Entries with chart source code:

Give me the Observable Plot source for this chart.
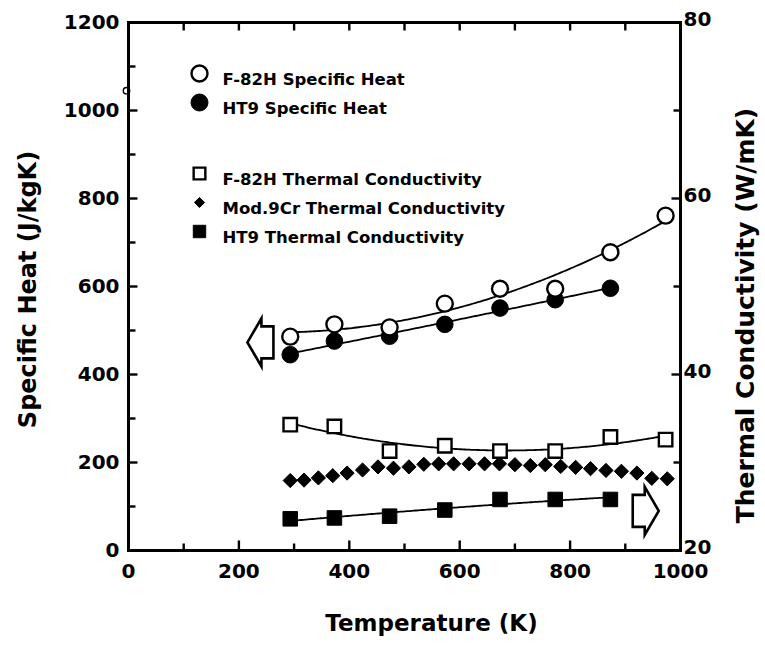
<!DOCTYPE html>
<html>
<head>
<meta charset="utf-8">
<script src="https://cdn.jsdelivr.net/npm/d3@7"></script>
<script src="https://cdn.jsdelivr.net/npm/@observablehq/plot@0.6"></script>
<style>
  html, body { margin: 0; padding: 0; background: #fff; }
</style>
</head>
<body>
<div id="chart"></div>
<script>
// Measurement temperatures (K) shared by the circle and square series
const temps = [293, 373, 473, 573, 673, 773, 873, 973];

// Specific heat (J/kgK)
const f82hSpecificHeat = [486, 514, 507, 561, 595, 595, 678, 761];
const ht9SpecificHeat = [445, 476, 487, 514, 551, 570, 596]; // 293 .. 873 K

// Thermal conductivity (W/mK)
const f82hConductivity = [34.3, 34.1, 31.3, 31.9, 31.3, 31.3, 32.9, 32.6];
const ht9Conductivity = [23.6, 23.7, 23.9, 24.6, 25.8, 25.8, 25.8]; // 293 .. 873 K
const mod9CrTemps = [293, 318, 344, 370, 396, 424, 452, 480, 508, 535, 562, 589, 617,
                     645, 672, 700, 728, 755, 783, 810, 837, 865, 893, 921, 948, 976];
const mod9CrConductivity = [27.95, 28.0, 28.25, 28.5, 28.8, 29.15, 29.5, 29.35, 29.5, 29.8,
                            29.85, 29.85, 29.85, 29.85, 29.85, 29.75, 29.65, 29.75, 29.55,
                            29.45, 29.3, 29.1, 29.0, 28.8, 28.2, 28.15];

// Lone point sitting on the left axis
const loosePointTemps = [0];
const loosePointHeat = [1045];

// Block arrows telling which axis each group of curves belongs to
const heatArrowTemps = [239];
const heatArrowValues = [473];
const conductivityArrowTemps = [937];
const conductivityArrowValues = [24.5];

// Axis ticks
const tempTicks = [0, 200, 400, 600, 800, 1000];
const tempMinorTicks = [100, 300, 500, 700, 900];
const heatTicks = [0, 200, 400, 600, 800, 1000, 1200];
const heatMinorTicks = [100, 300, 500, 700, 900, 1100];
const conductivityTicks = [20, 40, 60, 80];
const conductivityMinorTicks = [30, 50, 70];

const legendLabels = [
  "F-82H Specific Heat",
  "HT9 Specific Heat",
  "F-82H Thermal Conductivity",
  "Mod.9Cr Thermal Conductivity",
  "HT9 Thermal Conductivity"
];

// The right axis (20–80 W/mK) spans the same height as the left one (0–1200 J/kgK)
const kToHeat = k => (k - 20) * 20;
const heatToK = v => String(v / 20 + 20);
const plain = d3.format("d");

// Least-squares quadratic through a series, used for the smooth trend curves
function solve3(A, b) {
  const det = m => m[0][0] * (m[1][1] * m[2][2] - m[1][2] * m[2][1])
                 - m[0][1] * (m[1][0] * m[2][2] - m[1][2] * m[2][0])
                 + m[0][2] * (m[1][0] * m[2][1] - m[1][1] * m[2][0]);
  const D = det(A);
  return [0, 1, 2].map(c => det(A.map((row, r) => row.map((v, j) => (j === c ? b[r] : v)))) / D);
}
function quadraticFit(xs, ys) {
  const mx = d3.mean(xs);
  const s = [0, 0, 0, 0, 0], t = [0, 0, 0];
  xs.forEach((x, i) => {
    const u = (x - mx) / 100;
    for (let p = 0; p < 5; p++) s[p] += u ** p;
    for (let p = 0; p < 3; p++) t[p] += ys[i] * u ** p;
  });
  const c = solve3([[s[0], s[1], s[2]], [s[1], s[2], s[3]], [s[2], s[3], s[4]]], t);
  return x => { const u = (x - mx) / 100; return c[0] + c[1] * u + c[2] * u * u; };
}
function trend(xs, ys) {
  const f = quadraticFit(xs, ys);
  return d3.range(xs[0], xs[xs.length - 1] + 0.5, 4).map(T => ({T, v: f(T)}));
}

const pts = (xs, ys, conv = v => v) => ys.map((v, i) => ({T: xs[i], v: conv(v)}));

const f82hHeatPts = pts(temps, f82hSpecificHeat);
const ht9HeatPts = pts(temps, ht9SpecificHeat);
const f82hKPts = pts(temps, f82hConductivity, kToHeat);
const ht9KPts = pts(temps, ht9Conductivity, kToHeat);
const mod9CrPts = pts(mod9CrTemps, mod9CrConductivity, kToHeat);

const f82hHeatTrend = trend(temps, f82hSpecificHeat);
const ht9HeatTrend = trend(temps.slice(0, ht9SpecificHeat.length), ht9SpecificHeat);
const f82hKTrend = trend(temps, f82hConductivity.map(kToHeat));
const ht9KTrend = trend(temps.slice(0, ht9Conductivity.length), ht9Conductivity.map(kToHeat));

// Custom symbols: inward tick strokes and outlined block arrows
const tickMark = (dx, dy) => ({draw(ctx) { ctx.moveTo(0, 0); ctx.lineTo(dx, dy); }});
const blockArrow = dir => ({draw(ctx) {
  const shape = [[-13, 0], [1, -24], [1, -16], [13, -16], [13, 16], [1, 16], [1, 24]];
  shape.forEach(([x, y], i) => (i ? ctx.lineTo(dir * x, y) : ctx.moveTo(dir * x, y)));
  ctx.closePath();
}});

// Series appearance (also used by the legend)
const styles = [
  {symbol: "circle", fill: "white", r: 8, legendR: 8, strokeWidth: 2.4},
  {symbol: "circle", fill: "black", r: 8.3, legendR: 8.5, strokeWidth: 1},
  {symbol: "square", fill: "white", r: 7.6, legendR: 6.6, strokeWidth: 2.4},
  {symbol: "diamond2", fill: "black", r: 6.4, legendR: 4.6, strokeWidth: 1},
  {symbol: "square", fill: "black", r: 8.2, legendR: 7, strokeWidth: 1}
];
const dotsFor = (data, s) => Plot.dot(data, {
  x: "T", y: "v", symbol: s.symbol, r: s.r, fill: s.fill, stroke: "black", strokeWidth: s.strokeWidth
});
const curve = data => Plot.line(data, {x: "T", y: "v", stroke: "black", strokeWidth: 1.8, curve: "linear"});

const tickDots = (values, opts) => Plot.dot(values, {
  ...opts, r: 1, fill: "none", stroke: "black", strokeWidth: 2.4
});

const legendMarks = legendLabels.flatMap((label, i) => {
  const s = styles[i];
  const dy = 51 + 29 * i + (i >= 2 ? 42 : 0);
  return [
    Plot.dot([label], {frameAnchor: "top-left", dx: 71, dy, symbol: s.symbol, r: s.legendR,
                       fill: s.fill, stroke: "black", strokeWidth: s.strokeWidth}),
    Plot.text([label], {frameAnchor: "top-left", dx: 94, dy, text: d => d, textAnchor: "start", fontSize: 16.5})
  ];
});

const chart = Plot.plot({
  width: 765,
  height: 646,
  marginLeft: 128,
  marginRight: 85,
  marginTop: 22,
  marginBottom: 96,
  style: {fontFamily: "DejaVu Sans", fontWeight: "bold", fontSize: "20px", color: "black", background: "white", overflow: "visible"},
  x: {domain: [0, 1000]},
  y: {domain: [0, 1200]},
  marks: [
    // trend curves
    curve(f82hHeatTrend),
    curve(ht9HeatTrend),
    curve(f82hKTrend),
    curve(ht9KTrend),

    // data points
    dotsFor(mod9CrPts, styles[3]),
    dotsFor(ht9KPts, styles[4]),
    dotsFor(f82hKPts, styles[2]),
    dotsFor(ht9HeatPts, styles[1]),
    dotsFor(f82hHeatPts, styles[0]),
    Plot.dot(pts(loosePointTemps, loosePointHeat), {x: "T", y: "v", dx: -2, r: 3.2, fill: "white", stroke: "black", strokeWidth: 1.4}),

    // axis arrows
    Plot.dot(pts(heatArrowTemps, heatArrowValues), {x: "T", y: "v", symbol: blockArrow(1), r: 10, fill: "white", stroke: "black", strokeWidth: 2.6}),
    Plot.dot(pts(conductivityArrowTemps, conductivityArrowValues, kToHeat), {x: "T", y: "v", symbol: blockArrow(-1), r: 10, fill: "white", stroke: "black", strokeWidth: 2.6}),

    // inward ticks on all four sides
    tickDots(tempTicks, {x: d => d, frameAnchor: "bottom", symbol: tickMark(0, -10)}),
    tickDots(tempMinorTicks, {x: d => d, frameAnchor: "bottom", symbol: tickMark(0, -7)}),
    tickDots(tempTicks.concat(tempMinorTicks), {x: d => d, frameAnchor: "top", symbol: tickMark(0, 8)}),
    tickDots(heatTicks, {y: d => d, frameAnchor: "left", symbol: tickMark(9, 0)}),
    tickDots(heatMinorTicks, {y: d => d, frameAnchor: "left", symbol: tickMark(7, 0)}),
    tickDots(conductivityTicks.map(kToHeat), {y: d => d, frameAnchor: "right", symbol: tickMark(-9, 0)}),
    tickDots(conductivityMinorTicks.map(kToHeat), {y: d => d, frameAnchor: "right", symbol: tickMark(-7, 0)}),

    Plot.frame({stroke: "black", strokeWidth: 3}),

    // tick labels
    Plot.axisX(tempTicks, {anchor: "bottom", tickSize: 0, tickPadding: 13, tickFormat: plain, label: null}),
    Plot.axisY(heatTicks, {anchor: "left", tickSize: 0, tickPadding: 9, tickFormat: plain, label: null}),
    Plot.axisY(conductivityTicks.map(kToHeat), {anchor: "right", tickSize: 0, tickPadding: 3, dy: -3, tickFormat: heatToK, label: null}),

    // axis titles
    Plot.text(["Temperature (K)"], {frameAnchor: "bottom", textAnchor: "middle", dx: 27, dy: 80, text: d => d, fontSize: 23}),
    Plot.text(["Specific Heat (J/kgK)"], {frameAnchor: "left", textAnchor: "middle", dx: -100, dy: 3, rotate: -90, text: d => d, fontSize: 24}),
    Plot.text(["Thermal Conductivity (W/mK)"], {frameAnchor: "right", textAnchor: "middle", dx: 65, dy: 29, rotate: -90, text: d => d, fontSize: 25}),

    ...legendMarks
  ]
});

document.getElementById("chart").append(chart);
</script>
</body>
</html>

==

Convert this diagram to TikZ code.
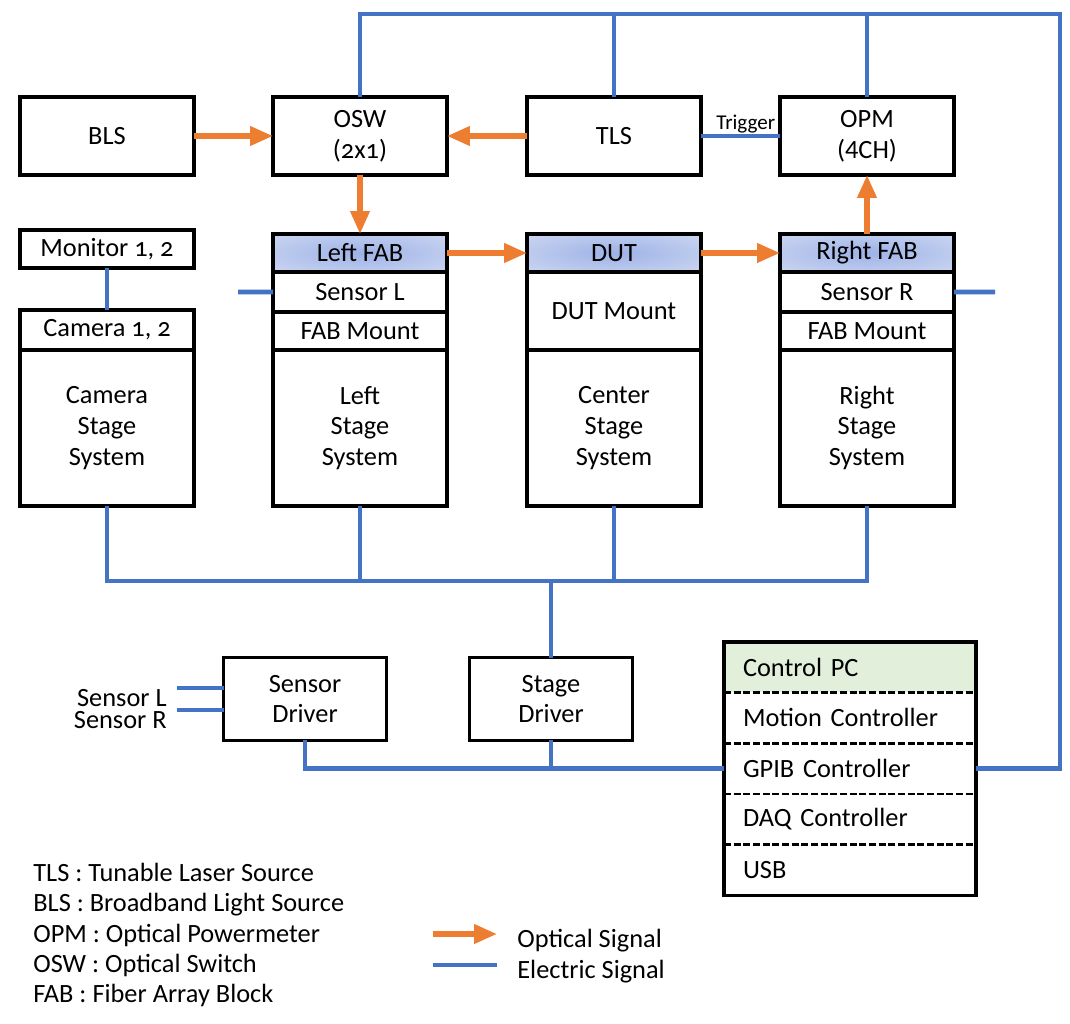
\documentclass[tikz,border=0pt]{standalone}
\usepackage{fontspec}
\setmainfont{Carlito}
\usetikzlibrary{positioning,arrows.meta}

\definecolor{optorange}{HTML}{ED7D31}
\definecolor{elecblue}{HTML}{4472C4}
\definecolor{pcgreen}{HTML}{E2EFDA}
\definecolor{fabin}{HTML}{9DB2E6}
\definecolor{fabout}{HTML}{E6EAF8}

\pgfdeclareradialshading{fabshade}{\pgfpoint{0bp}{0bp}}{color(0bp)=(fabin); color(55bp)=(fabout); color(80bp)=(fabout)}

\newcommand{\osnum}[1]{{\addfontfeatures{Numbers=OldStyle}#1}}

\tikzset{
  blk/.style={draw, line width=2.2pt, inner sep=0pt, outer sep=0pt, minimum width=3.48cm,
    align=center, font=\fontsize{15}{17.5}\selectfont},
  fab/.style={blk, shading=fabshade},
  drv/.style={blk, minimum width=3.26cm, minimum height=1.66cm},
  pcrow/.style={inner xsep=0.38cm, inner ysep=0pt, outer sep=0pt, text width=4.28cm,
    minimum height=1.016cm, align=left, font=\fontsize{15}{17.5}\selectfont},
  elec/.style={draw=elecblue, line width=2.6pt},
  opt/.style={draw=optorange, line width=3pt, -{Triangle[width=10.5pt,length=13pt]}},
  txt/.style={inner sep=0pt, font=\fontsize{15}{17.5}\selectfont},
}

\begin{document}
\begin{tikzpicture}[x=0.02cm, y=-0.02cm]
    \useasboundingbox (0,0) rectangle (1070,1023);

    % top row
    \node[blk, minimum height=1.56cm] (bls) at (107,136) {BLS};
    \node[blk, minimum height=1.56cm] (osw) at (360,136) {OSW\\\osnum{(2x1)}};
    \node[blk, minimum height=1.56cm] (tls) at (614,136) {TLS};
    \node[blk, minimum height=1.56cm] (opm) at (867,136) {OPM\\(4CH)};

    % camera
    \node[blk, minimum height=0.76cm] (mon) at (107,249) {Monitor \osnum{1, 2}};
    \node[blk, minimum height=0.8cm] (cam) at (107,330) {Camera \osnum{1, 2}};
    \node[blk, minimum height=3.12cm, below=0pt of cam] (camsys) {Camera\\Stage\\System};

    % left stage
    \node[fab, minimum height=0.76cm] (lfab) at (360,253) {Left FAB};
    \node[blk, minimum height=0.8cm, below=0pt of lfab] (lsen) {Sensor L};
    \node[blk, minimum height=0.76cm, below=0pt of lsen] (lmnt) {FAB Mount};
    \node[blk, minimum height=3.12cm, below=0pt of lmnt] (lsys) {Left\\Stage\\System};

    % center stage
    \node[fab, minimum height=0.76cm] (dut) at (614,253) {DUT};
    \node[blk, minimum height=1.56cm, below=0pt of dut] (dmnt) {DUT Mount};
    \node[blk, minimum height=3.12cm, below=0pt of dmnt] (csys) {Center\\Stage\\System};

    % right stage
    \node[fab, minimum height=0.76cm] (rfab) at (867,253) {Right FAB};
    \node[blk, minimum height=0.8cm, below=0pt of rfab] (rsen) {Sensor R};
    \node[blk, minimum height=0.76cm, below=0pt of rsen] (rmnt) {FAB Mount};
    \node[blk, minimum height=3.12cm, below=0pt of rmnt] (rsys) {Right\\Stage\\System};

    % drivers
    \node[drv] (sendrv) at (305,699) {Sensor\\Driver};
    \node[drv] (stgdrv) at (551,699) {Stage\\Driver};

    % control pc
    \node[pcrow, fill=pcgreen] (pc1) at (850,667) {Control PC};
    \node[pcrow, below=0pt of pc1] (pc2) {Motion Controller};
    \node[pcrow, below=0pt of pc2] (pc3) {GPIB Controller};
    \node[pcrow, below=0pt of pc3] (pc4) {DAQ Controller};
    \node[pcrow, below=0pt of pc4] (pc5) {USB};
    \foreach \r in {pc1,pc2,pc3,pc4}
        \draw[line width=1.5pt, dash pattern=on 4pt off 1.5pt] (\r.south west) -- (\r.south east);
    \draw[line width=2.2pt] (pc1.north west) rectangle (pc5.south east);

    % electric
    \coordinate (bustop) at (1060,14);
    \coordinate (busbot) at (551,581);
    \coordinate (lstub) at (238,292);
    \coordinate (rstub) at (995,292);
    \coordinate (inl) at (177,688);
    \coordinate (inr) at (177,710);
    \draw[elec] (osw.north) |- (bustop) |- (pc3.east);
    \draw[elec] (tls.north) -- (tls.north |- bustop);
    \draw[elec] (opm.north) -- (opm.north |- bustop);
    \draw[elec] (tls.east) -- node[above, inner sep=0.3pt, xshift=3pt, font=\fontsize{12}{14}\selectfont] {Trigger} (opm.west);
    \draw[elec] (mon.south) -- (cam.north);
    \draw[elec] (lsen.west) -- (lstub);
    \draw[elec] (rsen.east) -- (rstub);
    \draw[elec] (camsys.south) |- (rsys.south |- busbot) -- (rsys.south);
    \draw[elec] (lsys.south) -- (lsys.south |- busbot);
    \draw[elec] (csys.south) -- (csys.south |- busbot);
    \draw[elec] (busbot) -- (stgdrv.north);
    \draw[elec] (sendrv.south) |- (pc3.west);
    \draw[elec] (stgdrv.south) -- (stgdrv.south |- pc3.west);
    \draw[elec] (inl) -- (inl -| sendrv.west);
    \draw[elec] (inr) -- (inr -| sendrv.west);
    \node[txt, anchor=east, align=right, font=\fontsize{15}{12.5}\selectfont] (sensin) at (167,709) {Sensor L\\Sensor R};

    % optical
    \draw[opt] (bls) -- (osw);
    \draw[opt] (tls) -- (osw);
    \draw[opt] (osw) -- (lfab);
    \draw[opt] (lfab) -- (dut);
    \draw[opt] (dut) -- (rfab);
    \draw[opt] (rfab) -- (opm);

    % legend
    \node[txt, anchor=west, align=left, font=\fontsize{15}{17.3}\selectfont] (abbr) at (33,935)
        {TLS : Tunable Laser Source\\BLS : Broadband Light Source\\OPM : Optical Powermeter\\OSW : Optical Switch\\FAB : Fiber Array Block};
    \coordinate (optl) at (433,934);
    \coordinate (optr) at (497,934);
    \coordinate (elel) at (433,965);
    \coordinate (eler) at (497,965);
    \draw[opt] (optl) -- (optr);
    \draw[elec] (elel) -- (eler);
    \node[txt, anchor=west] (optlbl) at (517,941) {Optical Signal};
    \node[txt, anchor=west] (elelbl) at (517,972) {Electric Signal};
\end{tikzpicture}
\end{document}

## Task to complete
Skip all pictures and retype only the stretch from the line that holds "Give me the" through the line that holds "const ht9SpecificHeat = [445, 476, 487, 514, 551, 570, 596];", exactly as written.

## Output below
Give me the Observable Plot source for this chart.
<!DOCTYPE html>
<html>
<head>
<meta charset="utf-8">
<script src="https://cdn.jsdelivr.net/npm/d3@7"></script>
<script src="https://cdn.jsdelivr.net/npm/@observablehq/plot@0.6"></script>
<style>
  html, body { margin: 0; padding: 0; background: #fff; }
</style>
</head>
<body>
<div id="chart"></div>
<script>
// Measurement temperatures (K) shared by the circle and square series
const temps = [293, 373, 473, 573, 673, 773, 873, 973];

// Specific heat (J/kgK)
const f82hSpecificHeat = [486, 514, 507, 561, 595, 595, 678, 761];
const ht9SpecificHeat = [445, 476, 487, 514, 551, 570, 596]; // 293 .. 873 K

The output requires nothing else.